Were he alive today, Ray Papke would have opposed Governor Scott Walker’s proposed elimination of residency requirements for City employees, but I can’t imagine him voicing the common arguments against the proposal. To wit, (1) Property values in the city will fall, (2) The City’s racial and ethnic diversity will decline, and (3) People are more effective working for others if they know and live with them.

No, Ray Papke’s position was one based on a more fundamental sense of community, one that literally had a geographic foundation. He lived and worked for this town in this place. This view of social life is of course missing in the Governor’s vision of free-floating individuals who should be able to live wherever they want. It’s also missing in the arguments of the Governor’s opponents, arguments primarily couched with reference to socio-economic concerns and workers’ efficiency.

I fear that the vision of community held dear by Ray Papke was buried along with him and his generation of honest, patriotic, blue-collar Americans. We cannot relive the past, but these Americans were in touch with something that added depth and meaning to their lives.

 

This Post Has 3 Comments

  1. Tom Kamenick

    Why is a sense of community stopped by artificial political boundaries? Milwaukee is a big city with an even bigger community. Up in Saukville, I still feel a part of the Milwaukee community, and I’m halfway to Sheboygan.
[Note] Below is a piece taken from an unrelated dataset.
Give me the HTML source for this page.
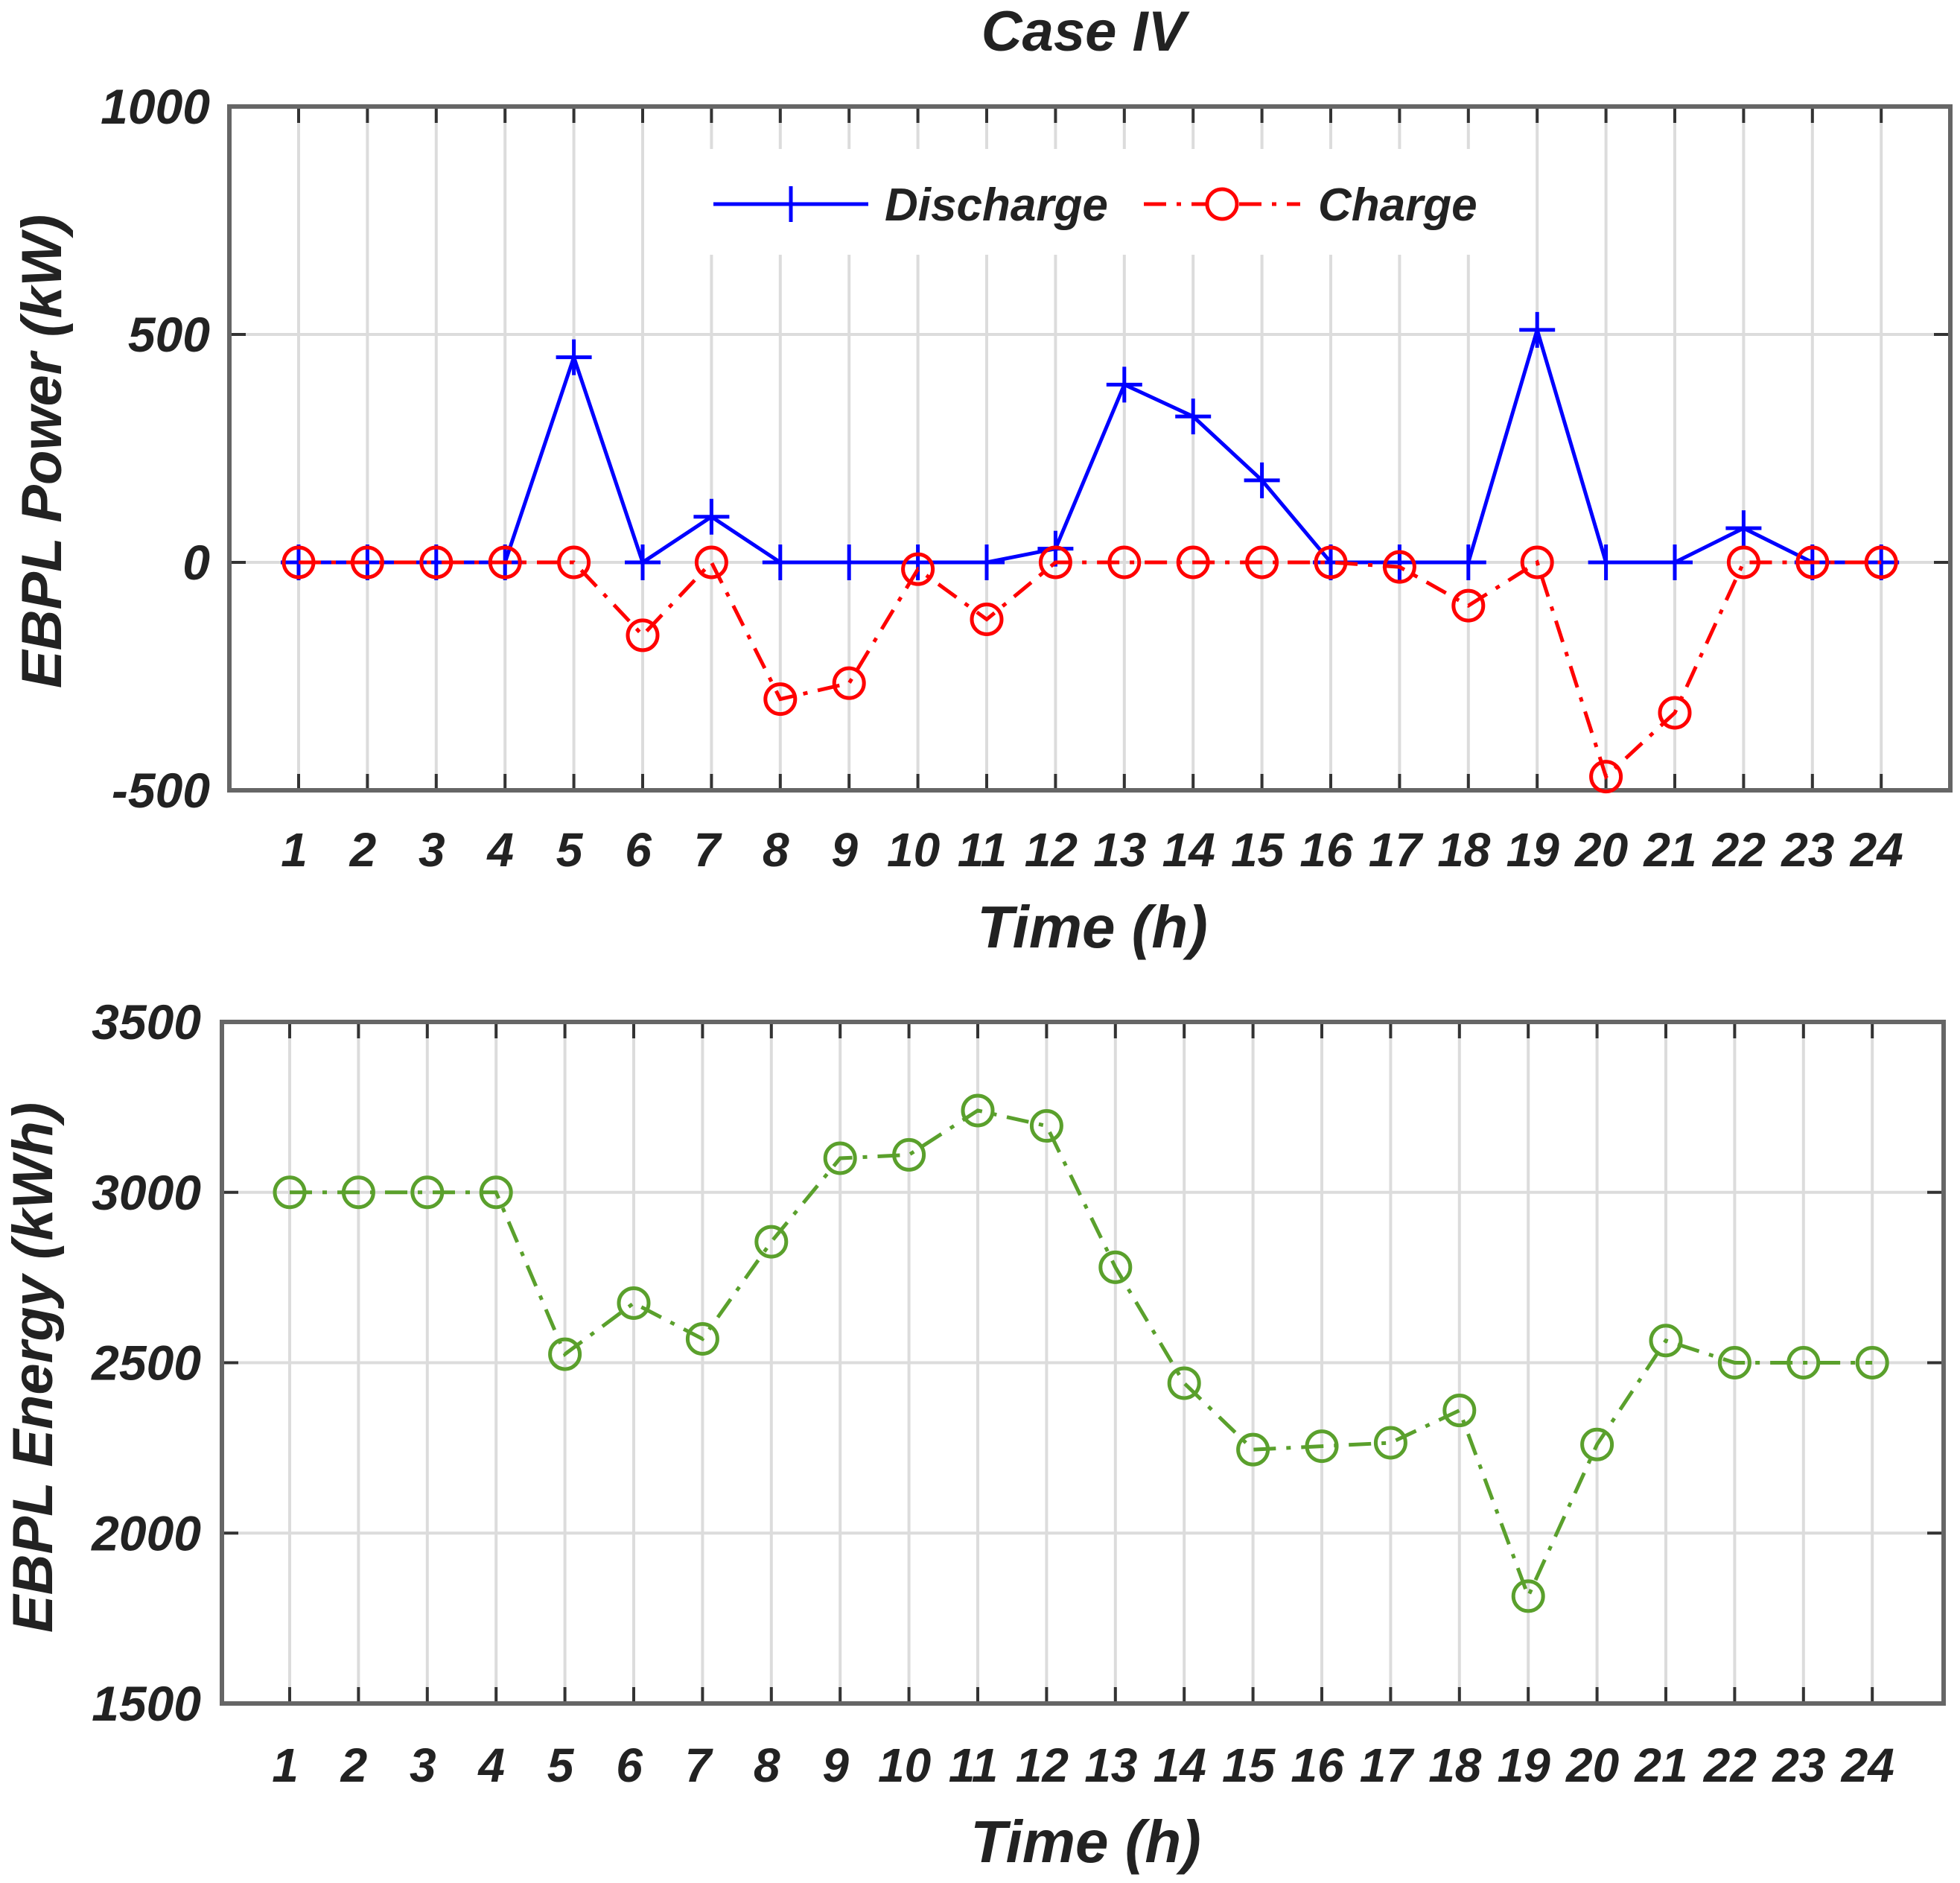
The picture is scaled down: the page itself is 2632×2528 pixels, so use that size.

Increased personal mobility has significantly expanded the range of communities we can have a strong connection to.

    There are certainly cultural divides within the county, but they hardly are based solely or even primarily on political boundaries. People who live in Brown Deer likely have a stronger sense of community with people across the “border” in the northwestern parts of the City of Milwaukee than the people living in northwestern Milwaukee have with those in the culturally and geographically distant south side of Milwaukee.

  2. Nate Imfeld

    There are still people who were “born in Milwaukee, work[] for Milwaukee, and [are] pleased to live in Milwaukee.” But I have serious doubts that forcing workers who would prefer to live outside the city limits to move within them engenders any love of community. Milwaukee taxpayers deserve services delivered by the best employees their salary dollars can attract. Limiting the pool of available talent to people who are willing to move does those taxpayers a disservice.

  3. Nick Zales

    People are free to live wherever they want. If they want to work for the city, however, they should have to live there. If they don’t want to live in Milwaukee they can look for work elsewhere.